Despite market share and support for Microsoft’s next mobile OS dwindling, many new apps and services are being built specifically for Windows 10 Mobile. And, now as we get closer to the official release of Windows 10 Mobile, a distinct line is being drawn between Windows 10 and Windows Phone 8.1 apps. A feature gap is starting to widen and separate the two platform versions, showing that Microsoft is already beginning to shorten its support lifecycle for the older mobile OS even though its latest platform is still not officially released. Rumor suggests that Windows 10 Mobile officially see light of day on February 29, 2016, but the details for the hardware that will be supported on day 1 is sketchy.

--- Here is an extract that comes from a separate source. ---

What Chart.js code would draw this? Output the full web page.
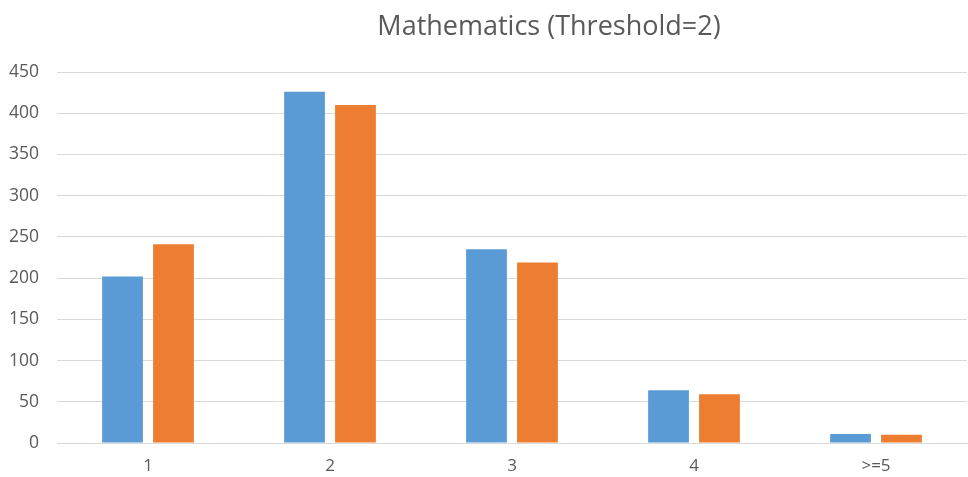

This whole scenario is a bit sad for many, considering many customers are still invested in Windows 8.1 devices and there’s no realization of when Windows 10 Mobile might be available for them on their older hardware.
Another example of this came overnight when Microsoft released its second update in February for the Microsoft Band. As part of this latest update, Microsoft has delivered better activity sharing features. For users of Windows 10 Mobile, the feature works great.
But, for Windows Phone 8.1, users are met with the following.
The link for “See what’s shared” is non-existent (shown in the second image) and the “More” option for other sharing choices bombs.
Additionally, in the "What's New" section of the Health app, the following page does not exist for Windows Phone 8.1:
Microsoft Health for Windows 10 Mobile is now at 2.3.20217.0, while the version for Windows Phone 8.1 sits at 1.3.20217.2 with the update.
Microsoft has quietly stopped supporting its original Band v1, holding back updates and features, lending itself to some very vocal and irate customers who haven’t made the jump to Band v2 yet. As we’ve seen and heard, Microsoft truly wants to move the entire planet to Windows 10. Is this yet another scheme to accomplish that task? – by limiting features enough until Microsoft Band owners move to its latest platform (which, again, isn’t yet available) or choose to migrate to iOS or Android?
To be fair, this could be just a bug, but recent happenings seem to suggest it’s not. However, if it’s a quality control issue, as I pontificated yesterday, Microsoft needs to do better.